*Challenge*
Retype each line exactly. Skip images.

═════ Material ═════

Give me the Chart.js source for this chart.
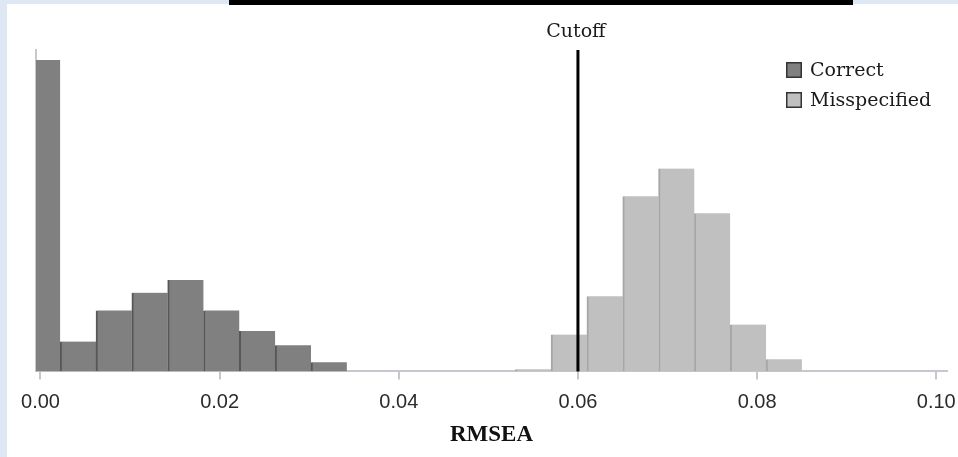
<!DOCTYPE html>
<html>
<head>
<meta charset="utf-8">
<title>RMSEA distribution</title>
<script src="https://cdn.jsdelivr.net/npm/chart.js@4.4.1/dist/chart.umd.min.js"></script>
<style>
  html, body { margin: 0; padding: 0; }
  body { width: 958px; height: 457px; overflow: hidden; background: #dde8f4; position: relative; }
  #panel { position: absolute; left: 7px; top: 4px; right: 0; bottom: 0; background: #fff; }
  #topbar { position: absolute; left: 229px; top: 0; width: 624px; height: 5px; background: #000; }
  #wrap { position: absolute; left: 0; top: 0; width: 958px; height: 457px; }
</style>
</head>
<body>
<div id="panel"></div>
<div id="topbar"></div>
<div id="wrap"><canvas id="rmsea-chart" width="958" height="457"></canvas></div>
<script>
// Histogram bins (centres) and counts out of 1000 replications
const correctBins = [0.0002, 0.0042, 0.0082, 0.0122, 0.0162, 0.0202, 0.0242, 0.0282, 0.0322];
const correctCounts = [439, 42, 86, 111, 129, 86, 57, 37, 13];
const misspecBins = [0.055, 0.059, 0.063, 0.067, 0.071, 0.075, 0.079, 0.083];
const misspecCounts = [3, 52, 106, 247, 286, 223, 66, 17];

const xTicks = [0, 0.02, 0.04, 0.06, 0.08, 0.1];
const cutoffValue = 0.06;
const cutoffLabel = "Cutoff";

const SERIF = '"DejaVu Serif", serif';

function toPoints(bins, counts) {
  return bins.map((b, i) => ({ x: b, y: counts[i] }));
}

/**
 * Vertical cutoff line with its label above the plot
 */
const cutoffPlugin = {
  id: "cutoff",
  afterDatasetsDraw(chart) {
    const { ctx, chartArea, scales } = chart;
    const x = scales.x.getPixelForValue(cutoffValue);
    ctx.save();
    ctx.strokeStyle = "#000";
    ctx.lineWidth = 3;
    ctx.beginPath();
    ctx.moveTo(x, chartArea.top);
    ctx.lineTo(x, chartArea.bottom);
    ctx.stroke();
    ctx.fillStyle = "#1a1a1a";
    ctx.font = "19px " + SERIF;
    ctx.textAlign = "center";
    ctx.textBaseline = "alphabetic";
    ctx.fillText(cutoffLabel, x - 2, chartArea.top - 13);
    ctx.restore();
  },
};

/**
 * Legend drawn inside the top-right corner of the plot
 */
const cornerLegend = {
  id: "cornerLegend",
  afterDraw(chart) {
    const { ctx, chartArea } = chart;
    const left = chartArea.right - 161;
    let baseline = chartArea.top + 26;
    ctx.save();
    ctx.font = "19px " + SERIF;
    ctx.textAlign = "left";
    ctx.textBaseline = "alphabetic";
    chart.data.datasets.forEach((ds) => {
      ctx.fillStyle = ds.backgroundColor;
      ctx.fillRect(left, baseline - 14, 16, 16);
      ctx.strokeStyle = "#333";
      ctx.lineWidth = 1.5;
      ctx.strokeRect(left + 0.75, baseline - 13.25, 14.5, 14.5);
      ctx.fillStyle = "#1a1a1a";
      ctx.fillText(ds.label, left + 24, baseline);
      baseline += 30;
    });
    ctx.restore();
  },
};

const ctx = document.getElementById("rmsea-chart");

new Chart(ctx, {
  type: "bar",
  data: {
    datasets: [
      {
        label: "Correct",
        data: toPoints(correctBins, correctCounts),
        backgroundColor: "#808080",
        borderColor: "#575757",
        borderWidth: { left: 2, top: 0, right: 0, bottom: 0 },
        borderSkipped: false,
        barPercentage: 1,
        categoryPercentage: 1,
        grouped: false,
        clip: 0,
      },
      {
        label: "Misspecified",
        data: toPoints(misspecBins, misspecCounts),
        backgroundColor: "#c0c0c0",
        borderColor: "#a6a6a6",
        borderWidth: { left: 2, top: 0, right: 0, bottom: 0 },
        borderSkipped: false,
        barPercentage: 1,
        categoryPercentage: 1,
        grouped: false,
        clip: 0,
      },
    ],
  },
  options: {
    responsive: false,
    animation: false,
    layout: {
      padding: { left: 36, right: 11, top: 50, bottom: 6 },
    },
    plugins: {
      legend: { display: false },
      tooltip: { enabled: false },
    },
    scales: {
      x: {
        type: "linear",
        min: -0.0005,
        max: 0.1012,
        offset: false,
        afterBuildTicks: (axis) => {
          axis.ticks = xTicks.map((v) => ({ value: v }));
        },
        afterFit: (axis) => {
          axis.paddingLeft = 0;
          axis.paddingRight = 0;
        },
        grid: {
          display: true,
          offset: false,
          drawOnChartArea: false,
          drawTicks: true,
          tickLength: 8,
          color: "#c5c9cd",
          lineWidth: 2,
        },
        border: { display: true, color: "#c5c9cd", width: 2 },
        ticks: {
          padding: 11,
          color: "#2b2b2b",
          font: { family: '"Liberation Sans", sans-serif', size: 20 },
          callback: (v) => Number(v).toFixed(2),
        },
        title: {
          display: true,
          text: "RMSEA",
          color: "#111",
          padding: { top: -4, bottom: 2 },
          font: { family: '"Liberation Serif", serif', size: 23, weight: "bold" },
        },
      },
      y: {
        min: 0,
        max: 453,
        grid: { display: false, drawTicks: false },
        border: { display: true, color: "#c5c9cd", width: 2 },
        ticks: { display: false },
      },
    },
  },
  plugins: [cutoffPlugin, cornerLegend],
});
</script>
</body>
</html>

═════

*Output of the exercise*
Give me the Chart.js source for this chart.
<!DOCTYPE html>
<html>
<head>
<meta charset="utf-8">
<title>RMSEA distribution</title>
<script src="https://cdn.jsdelivr.net/npm/chart.js@4.4.1/dist/chart.umd.min.js"></script>
<style>
  html, body { margin: 0; padding: 0; }
  body { width: 958px; height: 457px; overflow: hidden; background: #dde8f4; position: relative; }
  #panel { position: absolute; left: 7px; top: 4px; right: 0; bottom: 0; background: #fff; }
  #topbar { position: absolute; left: 229px; top: 0; width: 624px; height: 5px; background: #000; }
  #wrap { position: absolute; left: 0; top: 0; width: 958px; height: 457px; }
</style>
</head>
<body>
<div id="panel"></div>
<div id="topbar"></div>
<div id="wrap"><canvas id="rmsea-chart" width="958" height="457"></canvas></div>
<script>
// Histogram bins (centres) and counts out of 1000 replications
const correctBins = [0.0002, 0.0042, 0.0082, 0.0122, 0.0162, 0.0202, 0.0242, 0.0282, 0.0322];
const correctCounts = [439, 42, 86, 111, 129, 86, 57, 37, 13];
const misspecBins = [0.055, 0.059, 0.063, 0.067, 0.071, 0.075, 0.079, 0.083];
const misspecCounts = [3, 52, 106, 247, 286, 223, 66, 17];

const xTicks = [0, 0.02, 0.04, 0.06, 0.08, 0.1];
const cutoffValue = 0.06;
const cutoffLabel = "Cutoff";

const SERIF = '"DejaVu Serif", serif';

function toPoints(bins, counts) {
  return bins.map((b, i) => ({ x: b, y: counts[i] }));
}

/**
 * Vertical cutoff line with its label above the plot
 */
const cutoffPlugin = {
  id: "cutoff",
  afterDatasetsDraw(chart) {
    const { ctx, chartArea, scales } = chart;
    const x = scales.x.getPixelForValue(cutoffValue);
    ctx.save();
    ctx.strokeStyle = "#000";
    ctx.lineWidth = 3;
    ctx.beginPath();
    ctx.moveTo(x, chartArea.top);
    ctx.lineTo(x, chartArea.bottom);
    ctx.stroke();
    ctx.fillStyle = "#1a1a1a";
    ctx.font = "19px " + SERIF;
    ctx.textAlign = "center";
    ctx.textBaseline = "alphabetic";
    ctx.fillText(cutoffLabel, x - 2, chartArea.top - 13);
    ctx.restore();
  },
};

/**
 * Legend drawn inside the top-right corner of the plot
 */
const cornerLegend = {
  id: "cornerLegend",
  afterDraw(chart) {
    const { ctx, chartArea } = chart;
    const left = chartArea.right - 161;
    let baseline = chartArea.top + 26;
    ctx.save();
    ctx.font = "19px " + SERIF;
    ctx.textAlign = "left";
    ctx.textBaseline = "alphabetic";
    chart.data.datasets.forEach((ds) => {
      ctx.fillStyle = ds.backgroundColor;
      ctx.fillRect(left, baseline - 14, 16, 16);
      ctx.strokeStyle = "#333";
      ctx.lineWidth = 1.5;
      ctx.strokeRect(left + 0.75, baseline - 13.25, 14.5, 14.5);
      ctx.fillStyle = "#1a1a1a";
      ctx.fillText(ds.label, left + 24, baseline);
      baseline += 30;
    });
    ctx.restore();
  },
};

const ctx = document.getElementById("rmsea-chart");

new Chart(ctx, {
  type: "bar",
  data: {
    datasets: [
      {
        label: "Correct",
        data: toPoints(correctBins, correctCounts),
        backgroundColor: "#808080",
        borderColor: "#575757",
        borderWidth: { left: 2, top: 0, right: 0, bottom: 0 },
        borderSkipped: false,
        barPercentage: 1,
        categoryPercentage: 1,
        grouped: false,
        clip: 0,
      },
      {
        label: "Misspecified",
        data: toPoints(misspecBins, misspecCounts),
        backgroundColor: "#c0c0c0",
        borderColor: "#a6a6a6",
        borderWidth: { left: 2, top: 0, right: 0, bottom: 0 },
        borderSkipped: false,
        barPercentage: 1,
        categoryPercentage: 1,
        grouped: false,
        clip: 0,
      },
    ],
  },
  options: {
    responsive: false,
    animation: false,
    layout: {
      padding: { left: 36, right: 11, top: 50, bottom: 6 },
    },
    plugins: {
      legend: { display: false },
      tooltip: { enabled: false },
    },
    scales: {
      x: {
        type: "linear",
        min: -0.0005,
        max: 0.1012,
        offset: false,
        afterBuildTicks: (axis) => {
          axis.ticks = xTicks.map((v) => ({ value: v }));
        },
        afterFit: (axis) => {
          axis.paddingLeft = 0;
          axis.paddingRight = 0;
        },
        grid: {
          display: true,
          offset: false,
          drawOnChartArea: false,
          drawTicks: true,
          tickLength: 8,
          color: "#c5c9cd",
          lineWidth: 2,
        },
        border: { display: true, color: "#c5c9cd", width: 2 },
        ticks: {
          padding: 11,
          color: "#2b2b2b",
          font: { family: '"Liberation Sans", sans-serif', size: 20 },
          callback: (v) => Number(v).toFixed(2),
        },
        title: {
          display: true,
          text: "RMSEA",
          color: "#111",
          padding: { top: -4, bottom: 2 },
          font: { family: '"Liberation Serif", serif', size: 23, weight: "bold" },
        },
      },
      y: {
        min: 0,
        max: 453,
        grid: { display: false, drawTicks: false },
        border: { display: true, color: "#c5c9cd", width: 2 },
        ticks: { display: false },
      },
    },
  },
  plugins: [cutoffPlugin, cornerLegend],
});
</script>
</body>
</html>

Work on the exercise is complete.